August 20, 2010
I have decided to embark on a small journey. Please someone hold me accountable to it. I have started the Esther biblestudy with an amazing group of girls and with that journey of learning & change I am also going to try and re-read my all time favorite book, A Beautiful Offering by Angela Thomas. I want to blog about what is going on in my heart and mind chapter by chapter so that at the end of this small journey I have documentation of quotes that stand out to me and thoughts along the way.
So here I begin...the first chapter is called Broken. How appropriate. This summer has been that a summer of brokenness and learning. With that much change & peace.
"How can I return Your love with my life?'
Blessed are the poor in spirit, for theirs is the kingdom of heaven. Matthew 5:3
The Lord is close to the brokenhearted & saves those who are crushed in spirit. Psalm 34:18
I blogged about this before but suffering is a blessing. It makes us better. I believe that in our sufferings and in our brokenness we slowly start to become who God intends us to be.
"God wants you to know that when everything else is gone, that makes more room for Him and every time there is more room for Him, you are blessed."
This next quote I absolutely love....how bad do I hope that I can learn to live this way... I desire this with every bit of my being. I want my children to see this in me and learn to live this way. I want them to hold things loosely, love big, be merciful and give much.
"When a woman has a kingdom heart, she has an active understanding of what matters most to the heart of God. She energetically pursues Him with every piece of her being. She lives in the balance of passion and contentment. She learns to love well, give without regard to self & forgive without hesitation. The woman with a kingdom heart may have a duffel bag full of possessions or enough treasures to fill a mansion, but she has learned to hold them with an open hand."
I spent time with an amazing girl this morning. She is beautiful and talented and has quite a story. She has love & compassion in her eyes. She views parenting the way I do. Love your babies well, snuggle them, dont make them cry alone, nurture them, teach them with a gentleness of spirit, help them appreciate kindness, tenderness. I came away refreshed. Peaceful.
In the midst of emotional brokenness, financial hurricanes and a season of change & learning... I am also learning that it is OKAY that I have chosen to parent Aiden in a way that is different than, at times, the norm. If your baby needs milk in the night: I believe a mama knows best...meet their needs. Use discernment, but you know best.

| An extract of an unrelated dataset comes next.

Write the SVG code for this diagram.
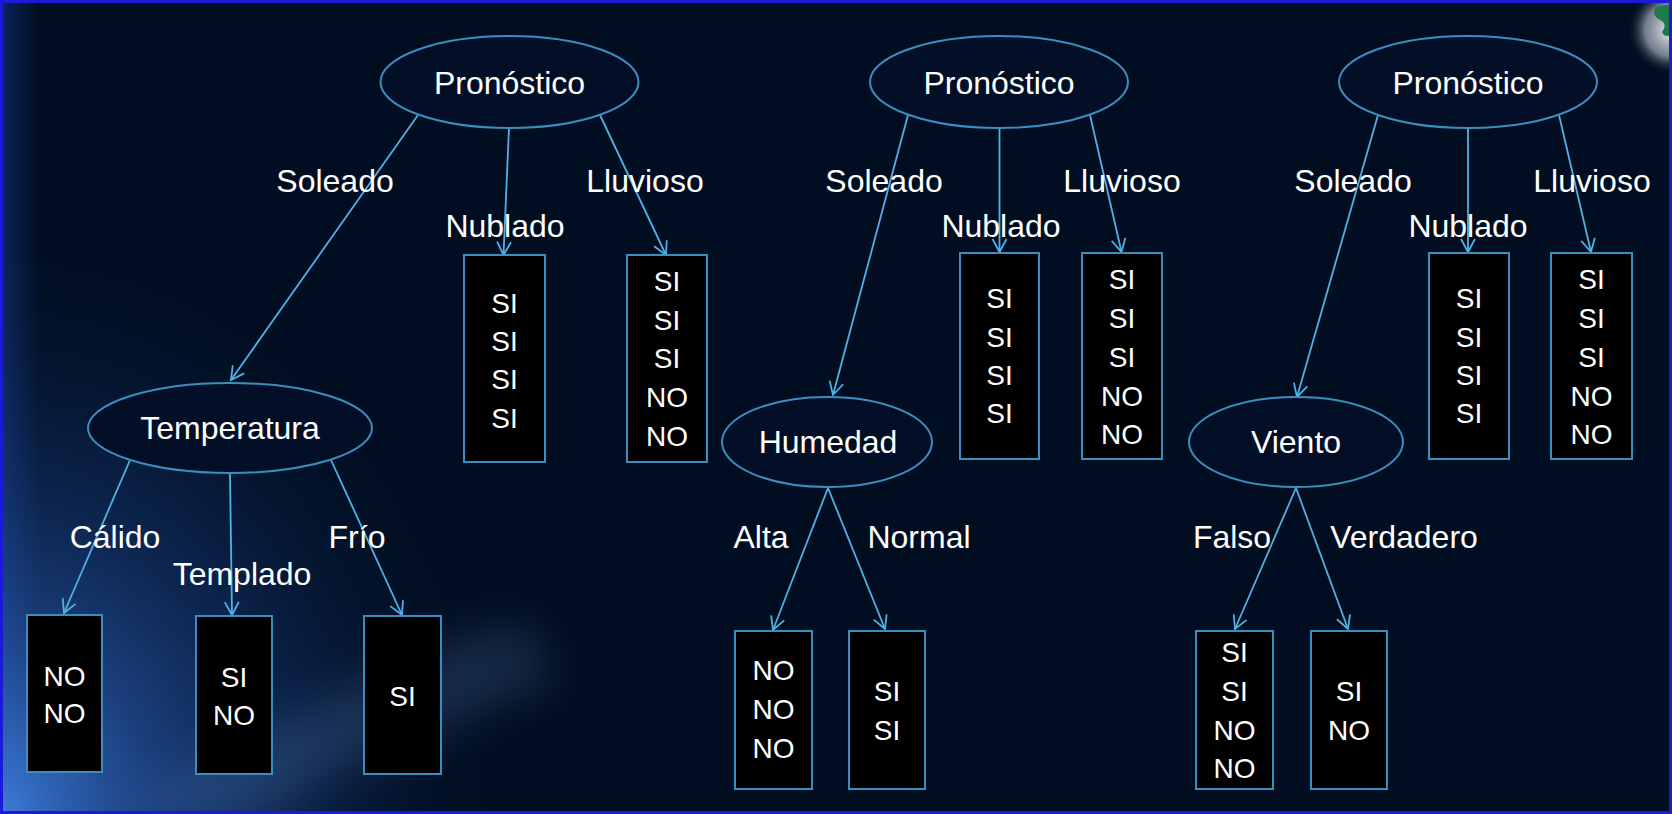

I also am learning how to love my husband better. In a way he needs. I run from confrontation, avoid being vocal, cringe at hurting people I love. But sometimes to defend those closest to us we must, for a short season, take a step back and relearn. I value what Jesus values, so I must be obedient when I believe He is calling me to make tough choices.
"We take the narrow path every time we choose to respond to the Holy Spirit in obedience."
Lots of scattered thoughts. Thankful for Jesus and thankful that I have learned to look at my life through His value system, not that of the world. I am rich and blessed.